For Jack Graves III, art is a family affair.

“My dad started an art gallery in 1978 in Jacksonville, Florida, with a $600 loan from his dad. By the time we moved up [to Gordonsville] in 1992, he had the largest art gallery in northern Florida,” Graves says.

“Before I was old enough to go to school, I would go into the gallery and draw. I grew up around this whole slew of art from established artists, around all those types and different styles, work that covers 400-some-odd years of art.”

That range of art includes engravings by 1500s-era masters such as Albrecht Dürer through contemporary prints and paintings by Roy Lichtenstein and Jim Dine.

In Florida in the ’80s, during Graves’ childhood, he and his family sold more Andy Warhol and Robert Rauschenberg than traditional work. Though they packed away much of the modern art when they moved the gallery to Gordonsville, Graves’ father (along with his brother Alex) recently brought the whole collection back out again.

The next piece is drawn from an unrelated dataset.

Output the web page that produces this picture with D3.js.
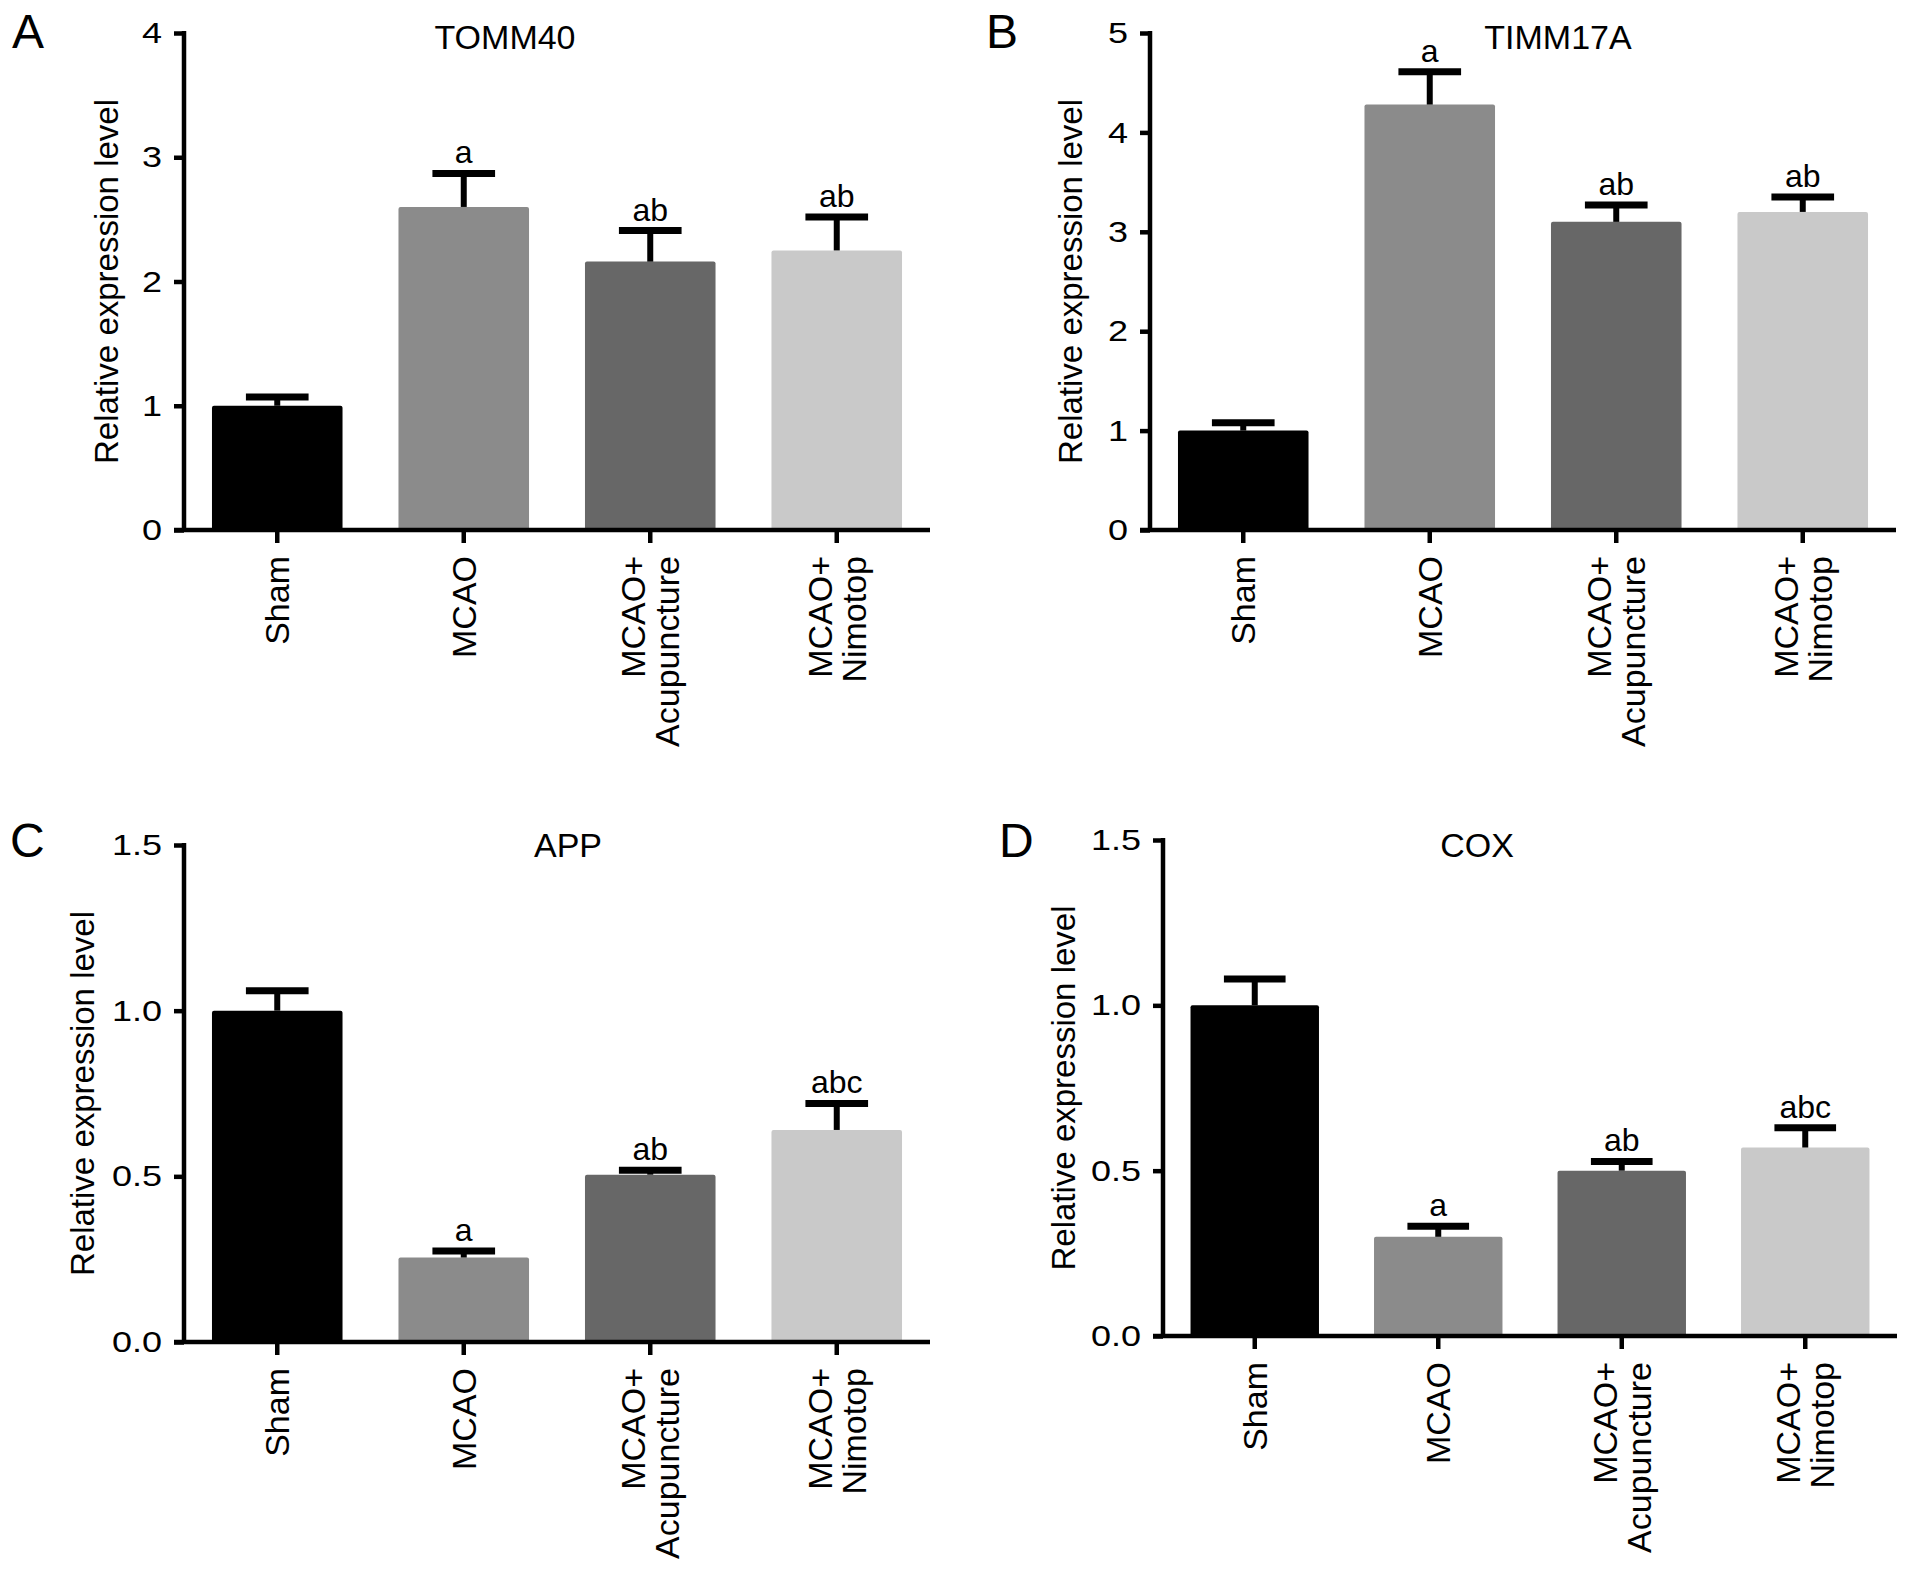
<!DOCTYPE html>
<html>
<head>
<meta charset="utf-8">
<script src="https://cdn.jsdelivr.net/npm/d3@7"></script>
<style>
  html, body { margin: 0; padding: 0; background: #fff; }
  svg text { font-family: "Liberation Sans", Arial, Helvetica, sans-serif; fill: #000; }
</style>
</head>
<body>
<div id="chart"></div>
<script>
const groups = ["Sham", "MCAO", "MCAO+ Acupuncture", "MCAO+ Nimotop"];
const groupLines = [["Sham"], ["MCAO"], ["MCAO+", "Acupuncture"], ["MCAO+", "Nimotop"]];
const barColors = ["#000000", "#8b8b8b", "#676767", "#c9c9c9"];

const tommMean = [1.0, 2.6, 2.16, 2.25];
const tommErr = [0.07, 0.27, 0.25, 0.27];
const tommSig = ["", "a", "ab", "ab"];
const tommTicks = [0, 1, 2, 3, 4];

const timmMean = [1.0, 4.28, 3.1, 3.2];
const timmErr = [0.08, 0.33, 0.17, 0.15];
const timmSig = ["", "a", "ab", "ab"];
const timmTicks = [0, 1, 2, 3, 4, 5];

const appMean = [1.0, 0.255, 0.505, 0.64];
const appErr = [0.06, 0.02, 0.013, 0.08];
const appSig = ["", "a", "ab", "abc"];
const appTicks = [0, 0.5, 1.0, 1.5];

const coxMean = [1.0, 0.3, 0.5, 0.57];
const coxErr = [0.08, 0.032, 0.028, 0.06];
const coxSig = ["", "a", "ab", "abc"];
const coxTicks = [0, 0.5, 1.0, 1.5];

const W = 1913, H = 1574;

const svg = d3.select("#chart")
    .append("svg")
    .attr("width", W)
    .attr("height", H);

function drawPanel(p) {
    const g = svg.append("g");

    const x = d3.scaleBand()
        .domain(groups)
        .range([p.left, p.right])
        .paddingInner(0.3)
        .paddingOuter(0.15);

    const y = d3.scaleLinear()
        .domain([0, p.max])
        .range([p.bottom, p.top]);

    // y axis
    const yAxis = g.append("g")
        .attr("transform", `translate(${p.left},0)`)
        .call(d3.axisLeft(y)
            .tickValues(p.ticks)
            .tickSize(10)
            .tickPadding(12)
            .tickFormat(p.fmt));
    yAxis.select(".domain").remove();
    yAxis.selectAll(".tick line").attr("stroke", "#000").attr("stroke-width", 4.5);
    // tick numbers are drawn wide in the original, stretch them a bit
    yAxis.selectAll(".tick text")
        .style("font-size", "30px")
        .each(function() {
            const len = this.getComputedTextLength();
            d3.select(this)
                .attr("textLength", len * 1.2)
                .attr("lengthAdjust", "spacingAndGlyphs");
        });
    g.append("line")
        .attr("x1", p.left).attr("x2", p.left)
        .attr("y1", y(p.max) - 2).attr("y2", y(0))
        .attr("stroke", "#000").attr("stroke-width", 4.5);

    // bars
    g.selectAll(".bar")
        .data(p.mean)
        .enter()
        .append("rect")
        .attr("x", (d, i) => x(groups[i]))
        .attr("y", d => y(d))
        .attr("width", x.bandwidth())
        .attr("height", d => y(0) - y(d))
        .attr("rx", 2)
        .attr("fill", (d, i) => barColors[i]);

    // error bars (upper only)
    const capW = x.bandwidth() * 0.48;
    p.mean.forEach((m, i) => {
        const cx = x(groups[i]) + x.bandwidth() / 2;
        g.append("line")
            .attr("x1", cx).attr("x2", cx)
            .attr("y1", y(m)).attr("y2", y(m + p.err[i]))
            .attr("stroke", "#000").attr("stroke-width", 6);
        g.append("line")
            .attr("x1", cx - capW / 2).attr("x2", cx + capW / 2)
            .attr("y1", y(m + p.err[i])).attr("y2", y(m + p.err[i]))
            .attr("stroke", "#000").attr("stroke-width", 7);
        if (p.sig[i]) {
            g.append("text")
                .attr("x", cx)
                .attr("y", y(m + p.err[i]) - 10)
                .attr("text-anchor", "middle")
                .style("font-size", "32px")
                .text(p.sig[i]);
        }
    });

    // x axis
    const xAxis = g.append("g")
        .attr("transform", `translate(0,${p.bottom})`)
        .call(d3.axisBottom(x).tickSize(13).tickFormat(""));
    xAxis.select(".domain").remove();
    xAxis.selectAll(".tick line").attr("stroke", "#000").attr("stroke-width", 4.5);
    g.append("line")
        .attr("x1", p.left - 10).attr("x2", p.right)
        .attr("y1", p.bottom).attr("y2", p.bottom)
        .attr("stroke", "#000").attr("stroke-width", 4.5);

    // rotated category labels
    groups.forEach((grp, i) => {
        const cx = x(grp) + x.bandwidth() / 2;
        const lines = groupLines[i];
        const t = g.append("text")
            .attr("transform", `translate(${cx},${p.bottom + 26}) rotate(-90)`)
            .attr("text-anchor", "end")
            .style("font-size", "34px");
        const lh = 34;
        lines.forEach((ln, j) => {
            t.append("tspan")
                .attr("x", 0)
                .attr("y", (j - (lines.length - 1) / 2) * lh + 12)
                .text(ln);
        });
    });

    // y label
    g.append("text")
        .attr("transform", `translate(${p.ylabX},${(p.top + p.bottom) / 2}) rotate(-90)`)
        .attr("text-anchor", "middle")
        .style("font-size", "33px")
        .text("Relative expression level");

    // title
    g.append("text")
        .attr("x", p.titleX)
        .attr("y", p.titleY)
        .attr("text-anchor", "middle")
        .style("font-size", "34px")
        .text(p.title);

    // panel letter
    g.append("text")
        .attr("x", p.letterX)
        .attr("y", p.letterY)
        .style("font-size", "48px")
        .text(p.letter);
}

drawPanel({
    letter: "A", letterX: 12, letterY: 48,
    title: "TOMM40", titleX: 505, titleY: 49,
    left: 184, right: 930, top: 33, bottom: 530,
    max: 4, ticks: tommTicks, fmt: d3.format("d"), ylabX: 118,
    mean: tommMean, err: tommErr, sig: tommSig
});

drawPanel({
    letter: "B", letterX: 986, letterY: 48,
    title: "TIMM17A", titleX: 1558, titleY: 49,
    left: 1150, right: 1896, top: 33, bottom: 530,
    max: 5, ticks: timmTicks, fmt: d3.format("d"), ylabX: 1082,
    mean: timmMean, err: timmErr, sig: timmSig
});

drawPanel({
    letter: "C", letterX: 10, letterY: 857,
    title: "APP", titleX: 568, titleY: 857,
    left: 184, right: 930, top: 845, bottom: 1342,
    max: 1.5, ticks: appTicks, fmt: d3.format(".1f"), ylabX: 94,
    mean: appMean, err: appErr, sig: appSig
});

drawPanel({
    letter: "D", letterX: 999, letterY: 857,
    title: "COX", titleX: 1477, titleY: 857,
    left: 1163, right: 1897, top: 840, bottom: 1336,
    max: 1.5, ticks: coxTicks, fmt: d3.format(".1f"), ylabX: 1075,
    mean: coxMean, err: coxErr, sig: coxSig
});
</script>
</body>
</html>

This unveiling—now joined by a collection of Graves’ own recent work, an exhibition titled “Icons”—is part of Graves International Art’s latest move from Orange County to Charlottesville proper. “My family is very excited,” he says. “We hope to present something new to the community and something of the utmost caliber.”

Art history makes an inescapable context for Graves’ own artistic evolution. He tells the story of returning from a trip overseas at age 16, witnessing scenes from Jacques- Louis David’s 1807 painting “The Coronation of Napoleon” and how, suddenly, his whole perspective shifted.

“Instead of just being around what I was used to, what I was staring at really sunk in,” he says. “I had the background, but now I could grasp what I believe true artists were trying to bring forth from our history. It’s like knowing a different language.”

Just like that, the teenager realized how every aspect of a painting was chosen specifically to conjure emotion. In this way, a painting of a cow standing in front of a barn instantly became so much more, a form of visual language with infinite potential for self-expression.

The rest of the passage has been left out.